Instructions to follow
Extract each line holding the word "this" from the entries.

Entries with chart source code

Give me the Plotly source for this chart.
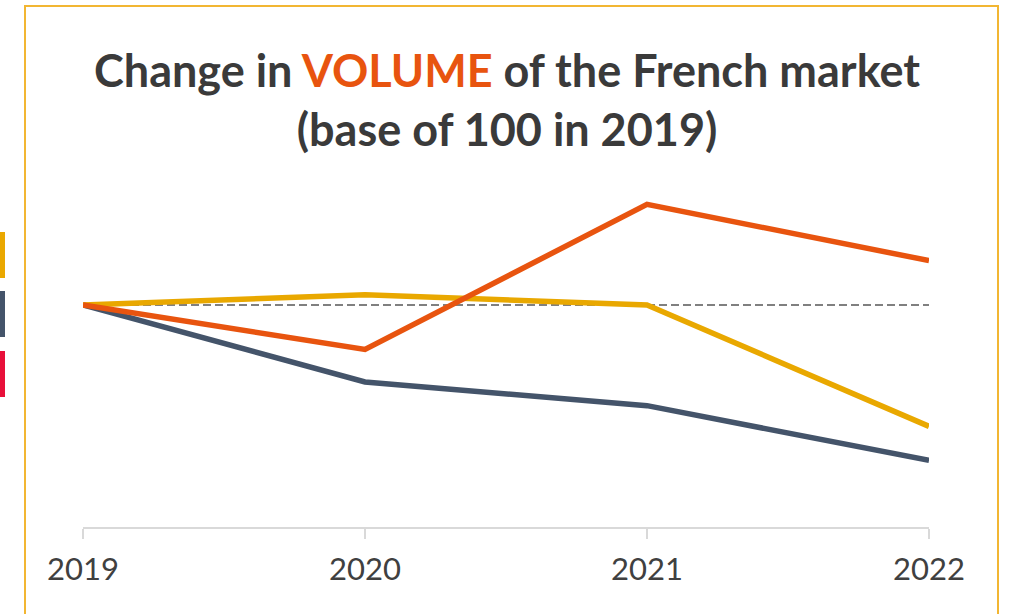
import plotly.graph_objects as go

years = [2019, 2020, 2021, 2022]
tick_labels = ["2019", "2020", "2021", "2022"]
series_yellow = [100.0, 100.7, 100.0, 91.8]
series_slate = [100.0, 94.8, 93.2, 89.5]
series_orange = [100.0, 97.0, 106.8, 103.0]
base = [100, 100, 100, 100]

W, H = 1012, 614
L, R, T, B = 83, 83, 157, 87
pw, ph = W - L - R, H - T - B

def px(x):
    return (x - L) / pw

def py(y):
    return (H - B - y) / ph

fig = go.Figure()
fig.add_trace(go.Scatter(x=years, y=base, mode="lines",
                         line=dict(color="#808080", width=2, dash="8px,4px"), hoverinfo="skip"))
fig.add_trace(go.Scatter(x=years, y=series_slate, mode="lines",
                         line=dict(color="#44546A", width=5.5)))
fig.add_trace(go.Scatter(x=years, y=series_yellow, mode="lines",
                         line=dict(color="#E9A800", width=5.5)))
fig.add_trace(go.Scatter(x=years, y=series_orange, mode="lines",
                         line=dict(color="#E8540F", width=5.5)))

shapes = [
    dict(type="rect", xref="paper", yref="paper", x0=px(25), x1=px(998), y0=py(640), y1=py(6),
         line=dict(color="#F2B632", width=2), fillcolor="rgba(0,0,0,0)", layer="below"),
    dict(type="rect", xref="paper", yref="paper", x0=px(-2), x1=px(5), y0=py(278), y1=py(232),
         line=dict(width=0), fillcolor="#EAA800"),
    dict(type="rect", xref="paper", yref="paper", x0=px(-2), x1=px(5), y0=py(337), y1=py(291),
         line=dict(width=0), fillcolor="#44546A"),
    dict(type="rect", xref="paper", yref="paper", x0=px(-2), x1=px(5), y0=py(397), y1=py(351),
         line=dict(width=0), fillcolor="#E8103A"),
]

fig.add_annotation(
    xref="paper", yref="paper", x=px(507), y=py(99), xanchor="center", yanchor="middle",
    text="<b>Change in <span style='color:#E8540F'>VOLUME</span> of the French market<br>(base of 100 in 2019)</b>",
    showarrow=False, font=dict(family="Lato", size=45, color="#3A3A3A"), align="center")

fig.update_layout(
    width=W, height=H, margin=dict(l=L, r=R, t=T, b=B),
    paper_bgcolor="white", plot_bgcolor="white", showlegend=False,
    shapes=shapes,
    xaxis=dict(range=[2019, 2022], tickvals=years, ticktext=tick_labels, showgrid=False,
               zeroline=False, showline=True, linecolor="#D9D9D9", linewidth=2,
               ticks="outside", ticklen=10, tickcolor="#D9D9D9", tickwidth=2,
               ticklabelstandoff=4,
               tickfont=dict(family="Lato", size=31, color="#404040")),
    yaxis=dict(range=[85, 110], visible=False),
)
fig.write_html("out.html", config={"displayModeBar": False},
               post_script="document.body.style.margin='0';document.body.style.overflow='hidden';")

--

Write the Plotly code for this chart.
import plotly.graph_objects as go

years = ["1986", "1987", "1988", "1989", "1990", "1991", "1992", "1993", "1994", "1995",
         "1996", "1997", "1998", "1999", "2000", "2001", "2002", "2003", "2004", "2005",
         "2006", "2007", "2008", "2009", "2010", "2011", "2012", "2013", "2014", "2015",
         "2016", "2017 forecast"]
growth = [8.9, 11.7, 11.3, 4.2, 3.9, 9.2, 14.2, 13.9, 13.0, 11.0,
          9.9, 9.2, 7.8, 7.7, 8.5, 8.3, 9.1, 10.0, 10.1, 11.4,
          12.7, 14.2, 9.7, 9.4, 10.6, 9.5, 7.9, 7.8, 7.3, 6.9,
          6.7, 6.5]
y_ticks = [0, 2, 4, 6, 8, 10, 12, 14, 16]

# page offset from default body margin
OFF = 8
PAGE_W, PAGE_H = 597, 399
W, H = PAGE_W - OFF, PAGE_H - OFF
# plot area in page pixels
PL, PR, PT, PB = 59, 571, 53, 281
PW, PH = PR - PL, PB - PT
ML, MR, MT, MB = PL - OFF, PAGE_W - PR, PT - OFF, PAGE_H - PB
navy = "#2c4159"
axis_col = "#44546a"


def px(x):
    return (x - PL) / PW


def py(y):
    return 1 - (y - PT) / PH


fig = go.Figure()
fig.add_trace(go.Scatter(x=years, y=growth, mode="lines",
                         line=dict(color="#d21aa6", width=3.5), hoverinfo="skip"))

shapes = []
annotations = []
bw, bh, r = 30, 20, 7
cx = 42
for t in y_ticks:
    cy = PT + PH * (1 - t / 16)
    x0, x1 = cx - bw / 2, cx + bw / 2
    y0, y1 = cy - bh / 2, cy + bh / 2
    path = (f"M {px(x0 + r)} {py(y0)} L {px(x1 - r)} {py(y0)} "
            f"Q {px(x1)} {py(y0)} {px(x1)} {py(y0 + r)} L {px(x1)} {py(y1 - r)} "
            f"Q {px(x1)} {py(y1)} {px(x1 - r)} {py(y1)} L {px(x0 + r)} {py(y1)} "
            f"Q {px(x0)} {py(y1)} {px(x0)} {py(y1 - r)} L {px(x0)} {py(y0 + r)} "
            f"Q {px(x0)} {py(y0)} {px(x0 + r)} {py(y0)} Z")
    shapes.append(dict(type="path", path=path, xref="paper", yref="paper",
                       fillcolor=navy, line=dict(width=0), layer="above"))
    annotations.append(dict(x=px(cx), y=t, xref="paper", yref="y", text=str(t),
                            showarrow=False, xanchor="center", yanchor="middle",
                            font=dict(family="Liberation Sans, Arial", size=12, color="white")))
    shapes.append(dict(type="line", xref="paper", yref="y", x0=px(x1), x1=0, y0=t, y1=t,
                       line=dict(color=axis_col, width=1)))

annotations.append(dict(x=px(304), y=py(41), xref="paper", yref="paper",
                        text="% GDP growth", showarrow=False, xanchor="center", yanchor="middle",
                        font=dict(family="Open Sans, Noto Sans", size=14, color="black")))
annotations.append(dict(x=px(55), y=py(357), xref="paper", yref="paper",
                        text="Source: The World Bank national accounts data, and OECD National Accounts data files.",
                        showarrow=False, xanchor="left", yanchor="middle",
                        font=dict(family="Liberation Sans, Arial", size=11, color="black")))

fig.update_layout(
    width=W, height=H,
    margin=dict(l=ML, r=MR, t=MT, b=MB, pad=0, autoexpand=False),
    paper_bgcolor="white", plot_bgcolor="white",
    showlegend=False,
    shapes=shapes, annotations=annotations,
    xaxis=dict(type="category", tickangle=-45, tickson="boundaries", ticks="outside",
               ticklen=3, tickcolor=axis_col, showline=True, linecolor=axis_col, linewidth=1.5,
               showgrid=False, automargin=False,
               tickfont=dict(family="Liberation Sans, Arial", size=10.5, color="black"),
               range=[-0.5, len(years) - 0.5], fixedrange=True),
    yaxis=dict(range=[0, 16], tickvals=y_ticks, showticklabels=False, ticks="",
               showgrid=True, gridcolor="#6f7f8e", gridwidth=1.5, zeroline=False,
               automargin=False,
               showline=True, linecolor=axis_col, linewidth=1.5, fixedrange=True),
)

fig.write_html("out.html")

Response below
Give me the Plotly source for this chart.
Write the Plotly code for this chart.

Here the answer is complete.